- [Problem]
In the material below, please retype the lines from the very first through the one with "0.57, 0.73, 0.92]", exactly and without pictures.

- [Provided material]
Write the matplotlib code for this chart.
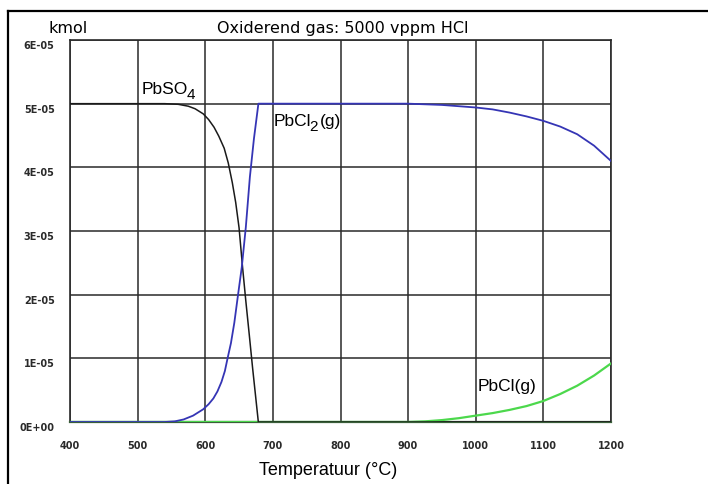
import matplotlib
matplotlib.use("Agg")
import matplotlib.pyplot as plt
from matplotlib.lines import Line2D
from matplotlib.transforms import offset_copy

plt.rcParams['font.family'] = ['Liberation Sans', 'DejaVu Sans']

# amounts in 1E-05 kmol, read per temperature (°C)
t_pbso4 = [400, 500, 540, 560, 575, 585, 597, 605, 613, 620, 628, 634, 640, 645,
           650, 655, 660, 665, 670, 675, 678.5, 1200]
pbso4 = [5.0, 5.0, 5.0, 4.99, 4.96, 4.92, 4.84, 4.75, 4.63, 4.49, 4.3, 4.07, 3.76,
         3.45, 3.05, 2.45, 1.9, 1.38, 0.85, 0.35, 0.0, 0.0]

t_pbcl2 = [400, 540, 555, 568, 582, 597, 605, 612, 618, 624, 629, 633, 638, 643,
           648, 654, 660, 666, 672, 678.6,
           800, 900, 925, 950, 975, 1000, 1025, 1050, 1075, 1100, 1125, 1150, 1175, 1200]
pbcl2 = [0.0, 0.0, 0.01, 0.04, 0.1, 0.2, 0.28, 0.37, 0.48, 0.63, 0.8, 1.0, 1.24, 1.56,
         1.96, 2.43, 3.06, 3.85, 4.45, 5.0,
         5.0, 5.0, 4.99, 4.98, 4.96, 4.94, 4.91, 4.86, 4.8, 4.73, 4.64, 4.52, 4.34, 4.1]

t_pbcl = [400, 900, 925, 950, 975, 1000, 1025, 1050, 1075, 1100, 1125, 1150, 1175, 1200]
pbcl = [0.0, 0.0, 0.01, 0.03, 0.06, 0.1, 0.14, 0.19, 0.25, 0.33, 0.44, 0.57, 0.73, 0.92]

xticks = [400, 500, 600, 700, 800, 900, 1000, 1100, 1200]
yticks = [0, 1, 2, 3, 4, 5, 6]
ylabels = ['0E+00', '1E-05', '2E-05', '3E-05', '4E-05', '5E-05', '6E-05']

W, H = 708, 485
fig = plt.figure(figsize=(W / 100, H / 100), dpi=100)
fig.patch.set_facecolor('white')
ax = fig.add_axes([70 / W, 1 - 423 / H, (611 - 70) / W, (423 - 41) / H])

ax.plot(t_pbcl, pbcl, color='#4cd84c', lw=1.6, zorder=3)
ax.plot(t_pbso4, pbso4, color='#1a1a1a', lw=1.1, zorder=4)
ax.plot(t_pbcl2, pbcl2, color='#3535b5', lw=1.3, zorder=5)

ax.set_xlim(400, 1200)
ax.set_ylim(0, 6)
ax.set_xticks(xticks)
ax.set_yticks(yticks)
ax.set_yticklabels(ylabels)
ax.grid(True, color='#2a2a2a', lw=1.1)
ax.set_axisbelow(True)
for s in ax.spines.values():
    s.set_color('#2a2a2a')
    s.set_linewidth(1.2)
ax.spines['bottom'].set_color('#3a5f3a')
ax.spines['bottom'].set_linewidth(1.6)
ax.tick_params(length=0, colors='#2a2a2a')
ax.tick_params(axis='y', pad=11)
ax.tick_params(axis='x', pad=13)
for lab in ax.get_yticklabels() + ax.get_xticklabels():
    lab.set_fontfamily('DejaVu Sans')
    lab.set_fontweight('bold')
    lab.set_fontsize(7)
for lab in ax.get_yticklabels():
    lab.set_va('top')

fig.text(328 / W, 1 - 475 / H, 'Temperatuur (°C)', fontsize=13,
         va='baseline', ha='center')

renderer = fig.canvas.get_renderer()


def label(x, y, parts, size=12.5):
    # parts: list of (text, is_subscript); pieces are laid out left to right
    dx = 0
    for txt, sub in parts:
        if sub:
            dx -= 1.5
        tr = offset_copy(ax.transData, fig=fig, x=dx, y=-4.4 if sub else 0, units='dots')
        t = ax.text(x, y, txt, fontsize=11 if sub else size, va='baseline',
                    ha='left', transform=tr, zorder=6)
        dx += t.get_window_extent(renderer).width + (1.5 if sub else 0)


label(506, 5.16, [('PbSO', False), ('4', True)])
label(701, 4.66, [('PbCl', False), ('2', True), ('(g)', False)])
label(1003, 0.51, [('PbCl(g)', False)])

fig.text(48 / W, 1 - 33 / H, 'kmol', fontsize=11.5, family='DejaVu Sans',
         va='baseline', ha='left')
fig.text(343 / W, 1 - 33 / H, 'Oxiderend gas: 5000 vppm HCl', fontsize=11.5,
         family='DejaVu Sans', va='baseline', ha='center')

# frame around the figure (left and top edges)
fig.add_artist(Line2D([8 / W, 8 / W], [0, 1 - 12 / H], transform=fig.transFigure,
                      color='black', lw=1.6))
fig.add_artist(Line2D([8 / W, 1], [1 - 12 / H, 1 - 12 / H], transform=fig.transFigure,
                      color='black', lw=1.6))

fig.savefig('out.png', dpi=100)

- [Solved exercise]
Write the matplotlib code for this chart.
import matplotlib
matplotlib.use("Agg")
import matplotlib.pyplot as plt
from matplotlib.lines import Line2D
from matplotlib.transforms import offset_copy

plt.rcParams['font.family'] = ['Liberation Sans', 'DejaVu Sans']

# amounts in 1E-05 kmol, read per temperature (°C)
t_pbso4 = [400, 500, 540, 560, 575, 585, 597, 605, 613, 620, 628, 634, 640, 645,
           650, 655, 660, 665, 670, 675, 678.5, 1200]
pbso4 = [5.0, 5.0, 5.0, 4.99, 4.96, 4.92, 4.84, 4.75, 4.63, 4.49, 4.3, 4.07, 3.76,
         3.45, 3.05, 2.45, 1.9, 1.38, 0.85, 0.35, 0.0, 0.0]

t_pbcl2 = [400, 540, 555, 568, 582, 597, 605, 612, 618, 624, 629, 633, 638, 643,
           648, 654, 660, 666, 672, 678.6,
           800, 900, 925, 950, 975, 1000, 1025, 1050, 1075, 1100, 1125, 1150, 1175, 1200]
pbcl2 = [0.0, 0.0, 0.01, 0.04, 0.1, 0.2, 0.28, 0.37, 0.48, 0.63, 0.8, 1.0, 1.24, 1.56,
         1.96, 2.43, 3.06, 3.85, 4.45, 5.0,
         5.0, 5.0, 4.99, 4.98, 4.96, 4.94, 4.91, 4.86, 4.8, 4.73, 4.64, 4.52, 4.34, 4.1]

t_pbcl = [400, 900, 925, 950, 975, 1000, 1025, 1050, 1075, 1100, 1125, 1150, 1175, 1200]
pbcl = [0.0, 0.0, 0.01, 0.03, 0.06, 0.1, 0.14, 0.19, 0.25, 0.33, 0.44, 0.57, 0.73, 0.92]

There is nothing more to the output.